● **What is being asked**
Reproduce every line of the material below, but drop the pictures.

● **Source material**
########################################

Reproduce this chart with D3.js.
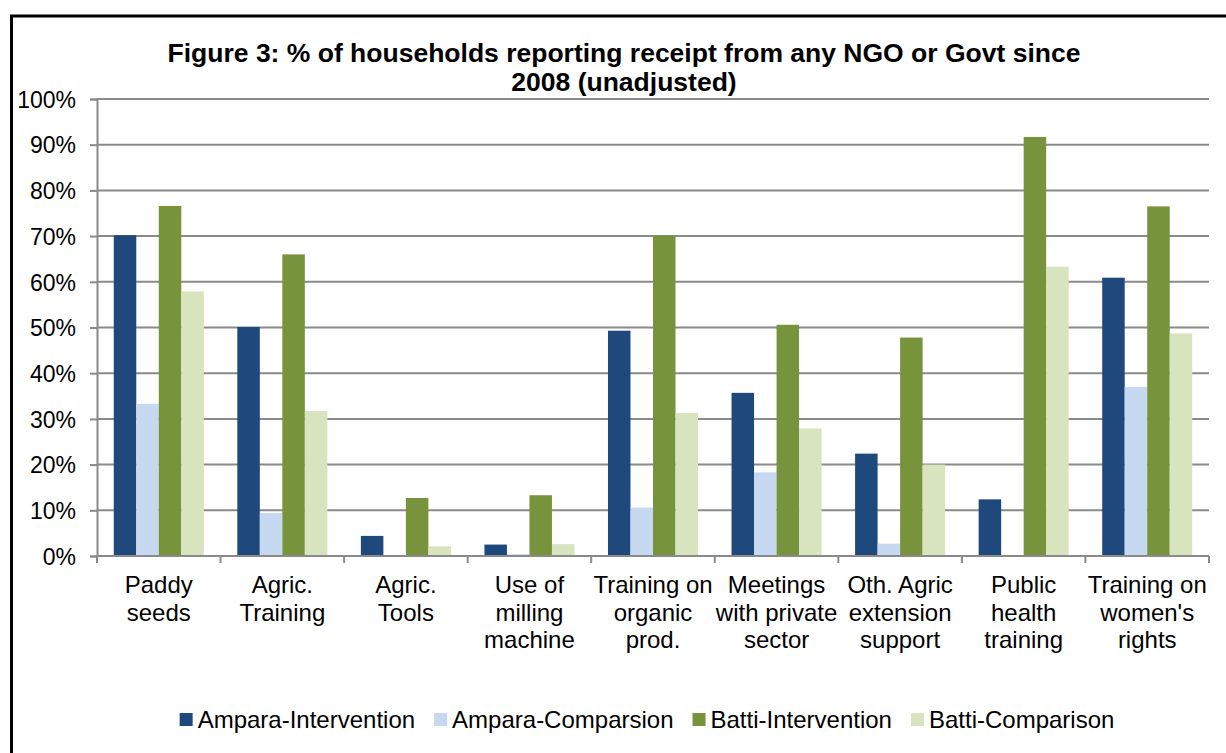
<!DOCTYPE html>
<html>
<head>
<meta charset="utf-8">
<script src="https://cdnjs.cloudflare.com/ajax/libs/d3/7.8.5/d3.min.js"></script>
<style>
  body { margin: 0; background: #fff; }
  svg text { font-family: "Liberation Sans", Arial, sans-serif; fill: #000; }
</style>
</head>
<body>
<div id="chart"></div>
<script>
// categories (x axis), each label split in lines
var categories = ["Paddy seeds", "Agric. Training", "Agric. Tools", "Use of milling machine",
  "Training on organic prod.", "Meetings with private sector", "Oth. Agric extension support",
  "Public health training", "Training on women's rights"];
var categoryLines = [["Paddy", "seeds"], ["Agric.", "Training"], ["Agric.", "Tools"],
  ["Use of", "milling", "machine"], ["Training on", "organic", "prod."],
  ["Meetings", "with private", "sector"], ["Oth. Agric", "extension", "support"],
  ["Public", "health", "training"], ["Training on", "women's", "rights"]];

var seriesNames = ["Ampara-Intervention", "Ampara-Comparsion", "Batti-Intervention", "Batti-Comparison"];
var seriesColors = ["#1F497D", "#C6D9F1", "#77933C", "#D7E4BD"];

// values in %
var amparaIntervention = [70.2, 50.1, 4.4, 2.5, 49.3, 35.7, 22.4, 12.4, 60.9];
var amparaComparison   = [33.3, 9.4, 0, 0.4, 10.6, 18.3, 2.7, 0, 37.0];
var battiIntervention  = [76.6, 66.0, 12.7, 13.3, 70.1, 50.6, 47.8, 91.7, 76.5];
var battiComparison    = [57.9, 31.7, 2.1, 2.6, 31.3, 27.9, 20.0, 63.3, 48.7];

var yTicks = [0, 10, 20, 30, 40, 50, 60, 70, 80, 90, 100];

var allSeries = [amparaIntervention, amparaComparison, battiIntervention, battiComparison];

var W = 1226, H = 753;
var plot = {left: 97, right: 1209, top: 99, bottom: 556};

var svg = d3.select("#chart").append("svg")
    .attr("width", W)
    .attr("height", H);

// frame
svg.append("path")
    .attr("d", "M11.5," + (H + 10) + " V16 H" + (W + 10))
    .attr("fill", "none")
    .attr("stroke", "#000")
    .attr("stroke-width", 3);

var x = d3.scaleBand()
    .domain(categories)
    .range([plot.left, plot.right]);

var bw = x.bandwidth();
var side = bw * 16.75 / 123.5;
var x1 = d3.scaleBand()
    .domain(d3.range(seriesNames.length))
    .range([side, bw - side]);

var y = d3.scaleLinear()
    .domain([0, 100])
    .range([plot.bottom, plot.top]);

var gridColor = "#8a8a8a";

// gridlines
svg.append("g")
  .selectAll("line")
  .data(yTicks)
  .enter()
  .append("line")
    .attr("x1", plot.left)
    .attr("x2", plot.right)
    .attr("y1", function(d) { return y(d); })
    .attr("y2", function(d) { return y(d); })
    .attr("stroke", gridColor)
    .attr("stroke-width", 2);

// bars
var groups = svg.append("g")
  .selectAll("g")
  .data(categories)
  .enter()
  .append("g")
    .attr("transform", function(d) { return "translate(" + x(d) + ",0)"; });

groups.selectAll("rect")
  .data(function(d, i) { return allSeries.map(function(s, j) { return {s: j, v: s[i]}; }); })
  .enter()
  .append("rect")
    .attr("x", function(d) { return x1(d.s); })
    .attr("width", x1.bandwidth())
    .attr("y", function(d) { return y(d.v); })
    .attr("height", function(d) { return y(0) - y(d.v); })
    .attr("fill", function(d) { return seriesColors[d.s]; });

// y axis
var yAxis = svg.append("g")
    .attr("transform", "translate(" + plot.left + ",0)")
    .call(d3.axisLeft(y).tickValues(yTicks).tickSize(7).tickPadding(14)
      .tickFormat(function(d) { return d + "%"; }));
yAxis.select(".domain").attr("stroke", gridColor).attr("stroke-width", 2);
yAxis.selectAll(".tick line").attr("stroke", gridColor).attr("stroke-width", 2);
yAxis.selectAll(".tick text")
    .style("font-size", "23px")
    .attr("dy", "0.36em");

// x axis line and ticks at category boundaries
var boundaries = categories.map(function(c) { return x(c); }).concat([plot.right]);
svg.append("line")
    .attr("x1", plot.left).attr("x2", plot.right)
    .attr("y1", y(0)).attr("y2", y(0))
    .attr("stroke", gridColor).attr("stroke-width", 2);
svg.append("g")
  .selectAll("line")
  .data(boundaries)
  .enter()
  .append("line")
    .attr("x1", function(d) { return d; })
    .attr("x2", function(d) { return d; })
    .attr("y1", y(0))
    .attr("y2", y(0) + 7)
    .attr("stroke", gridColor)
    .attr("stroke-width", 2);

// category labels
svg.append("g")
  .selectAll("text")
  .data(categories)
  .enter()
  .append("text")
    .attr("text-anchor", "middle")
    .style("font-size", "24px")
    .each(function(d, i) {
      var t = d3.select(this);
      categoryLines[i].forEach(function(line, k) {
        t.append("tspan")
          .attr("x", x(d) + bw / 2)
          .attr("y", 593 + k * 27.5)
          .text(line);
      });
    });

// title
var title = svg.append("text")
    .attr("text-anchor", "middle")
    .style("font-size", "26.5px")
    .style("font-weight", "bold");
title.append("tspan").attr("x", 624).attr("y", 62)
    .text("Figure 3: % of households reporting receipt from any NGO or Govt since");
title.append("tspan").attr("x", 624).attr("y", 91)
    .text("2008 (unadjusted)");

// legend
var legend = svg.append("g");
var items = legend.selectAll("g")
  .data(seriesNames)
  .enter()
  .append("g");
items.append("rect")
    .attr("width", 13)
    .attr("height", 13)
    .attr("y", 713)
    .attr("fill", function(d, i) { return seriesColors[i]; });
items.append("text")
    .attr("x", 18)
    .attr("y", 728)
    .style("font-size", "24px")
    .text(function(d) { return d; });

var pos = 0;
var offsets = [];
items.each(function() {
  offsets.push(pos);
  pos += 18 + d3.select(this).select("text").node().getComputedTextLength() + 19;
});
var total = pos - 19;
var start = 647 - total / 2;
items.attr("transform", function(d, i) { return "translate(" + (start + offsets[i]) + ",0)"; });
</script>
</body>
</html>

########################################

● **Reply to the task**
Reproduce this chart with D3.js.
<!DOCTYPE html>
<html>
<head>
<meta charset="utf-8">
<script src="https://cdnjs.cloudflare.com/ajax/libs/d3/7.8.5/d3.min.js"></script>
<style>
  body { margin: 0; background: #fff; }
  svg text { font-family: "Liberation Sans", Arial, sans-serif; fill: #000; }
</style>
</head>
<body>
<div id="chart"></div>
<script>
// categories (x axis), each label split in lines
var categories = ["Paddy seeds", "Agric. Training", "Agric. Tools", "Use of milling machine",
  "Training on organic prod.", "Meetings with private sector", "Oth. Agric extension support",
  "Public health training", "Training on women's rights"];
var categoryLines = [["Paddy", "seeds"], ["Agric.", "Training"], ["Agric.", "Tools"],
  ["Use of", "milling", "machine"], ["Training on", "organic", "prod."],
  ["Meetings", "with private", "sector"], ["Oth. Agric", "extension", "support"],
  ["Public", "health", "training"], ["Training on", "women's", "rights"]];

var seriesNames = ["Ampara-Intervention", "Ampara-Comparsion", "Batti-Intervention", "Batti-Comparison"];
var seriesColors = ["#1F497D", "#C6D9F1", "#77933C", "#D7E4BD"];

// values in %
var amparaIntervention = [70.2, 50.1, 4.4, 2.5, 49.3, 35.7, 22.4, 12.4, 60.9];
var amparaComparison   = [33.3, 9.4, 0, 0.4, 10.6, 18.3, 2.7, 0, 37.0];
var battiIntervention  = [76.6, 66.0, 12.7, 13.3, 70.1, 50.6, 47.8, 91.7, 76.5];
var battiComparison    = [57.9, 31.7, 2.1, 2.6, 31.3, 27.9, 20.0, 63.3, 48.7];

var yTicks = [0, 10, 20, 30, 40, 50, 60, 70, 80, 90, 100];

var allSeries = [amparaIntervention, amparaComparison, battiIntervention, battiComparison];

var W = 1226, H = 753;
var plot = {left: 97, right: 1209, top: 99, bottom: 556};

var svg = d3.select("#chart").append("svg")
    .attr("width", W)
    .attr("height", H);

// frame
svg.append("path")
    .attr("d", "M11.5," + (H + 10) + " V16 H" + (W + 10))
    .attr("fill", "none")
    .attr("stroke", "#000")
    .attr("stroke-width", 3);

var x = d3.scaleBand()
    .domain(categories)
    .range([plot.left, plot.right]);

var bw = x.bandwidth();
var side = bw * 16.75 / 123.5;
var x1 = d3.scaleBand()
    .domain(d3.range(seriesNames.length))
    .range([side, bw - side]);

var y = d3.scaleLinear()
    .domain([0, 100])
    .range([plot.bottom, plot.top]);

var gridColor = "#8a8a8a";

// gridlines
svg.append("g")
  .selectAll("line")
  .data(yTicks)
  .enter()
  .append("line")
    .attr("x1", plot.left)
    .attr("x2", plot.right)
    .attr("y1", function(d) { return y(d); })
    .attr("y2", function(d) { return y(d); })
    .attr("stroke", gridColor)
    .attr("stroke-width", 2);

// bars
var groups = svg.append("g")
  .selectAll("g")
  .data(categories)
  .enter()
  .append("g")
    .attr("transform", function(d) { return "translate(" + x(d) + ",0)"; });

groups.selectAll("rect")
  .data(function(d, i) { return allSeries.map(function(s, j) { return {s: j, v: s[i]}; }); })
  .enter()
  .append("rect")
    .attr("x", function(d) { return x1(d.s); })
    .attr("width", x1.bandwidth())
    .attr("y", function(d) { return y(d.v); })
    .attr("height", function(d) { return y(0) - y(d.v); })
    .attr("fill", function(d) { return seriesColors[d.s]; });

// y axis
var yAxis = svg.append("g")
    .attr("transform", "translate(" + plot.left + ",0)")
    .call(d3.axisLeft(y).tickValues(yTicks).tickSize(7).tickPadding(14)
      .tickFormat(function(d) { return d + "%"; }));
yAxis.select(".domain").attr("stroke", gridColor).attr("stroke-width", 2);
yAxis.selectAll(".tick line").attr("stroke", gridColor).attr("stroke-width", 2);
yAxis.selectAll(".tick text")
    .style("font-size", "23px")
    .attr("dy", "0.36em");

// x axis line and ticks at category boundaries
var boundaries = categories.map(function(c) { return x(c); }).concat([plot.right]);
svg.append("line")
    .attr("x1", plot.left).attr("x2", plot.right)
    .attr("y1", y(0)).attr("y2", y(0))
    .attr("stroke", gridColor).attr("stroke-width", 2);
svg.append("g")
  .selectAll("line")
  .data(boundaries)
  .enter()
  .append("line")
    .attr("x1", function(d) { return d; })
    .attr("x2", function(d) { return d; })
    .attr("y1", y(0))
    .attr("y2", y(0) + 7)
    .attr("stroke", gridColor)
    .attr("stroke-width", 2);

// category labels
svg.append("g")
  .selectAll("text")
  .data(categories)
  .enter()
  .append("text")
    .attr("text-anchor", "middle")
    .style("font-size", "24px")
    .each(function(d, i) {
      var t = d3.select(this);
      categoryLines[i].forEach(function(line, k) {
        t.append("tspan")
          .attr("x", x(d) + bw / 2)
          .attr("y", 593 + k * 27.5)
          .text(line);
      });
    });

// title
var title = svg.append("text")
    .attr("text-anchor", "middle")
    .style("font-size", "26.5px")
    .style("font-weight", "bold");
title.append("tspan").attr("x", 624).attr("y", 62)
    .text("Figure 3: % of households reporting receipt from any NGO or Govt since");
title.append("tspan").attr("x", 624).attr("y", 91)
    .text("2008 (unadjusted)");

// legend
var legend = svg.append("g");
var items = legend.selectAll("g")
  .data(seriesNames)
  .enter()
  .append("g");
items.append("rect")
    .attr("width", 13)
    .attr("height", 13)
    .attr("y", 713)
    .attr("fill", function(d, i) { return seriesColors[i]; });
items.append("text")
    .attr("x", 18)
    .attr("y", 728)
    .style("font-size", "24px")
    .text(function(d) { return d; });

var pos = 0;
var offsets = [];
items.each(function() {
  offsets.push(pos);
  pos += 18 + d3.select(this).select("text").node().getComputedTextLength() + 19;
});
var total = pos - 19;
var start = 647 - total / 2;
items.attr("transform", function(d, i) { return "translate(" + (start + offsets[i]) + ",0)"; });
</script>
</body>
</html>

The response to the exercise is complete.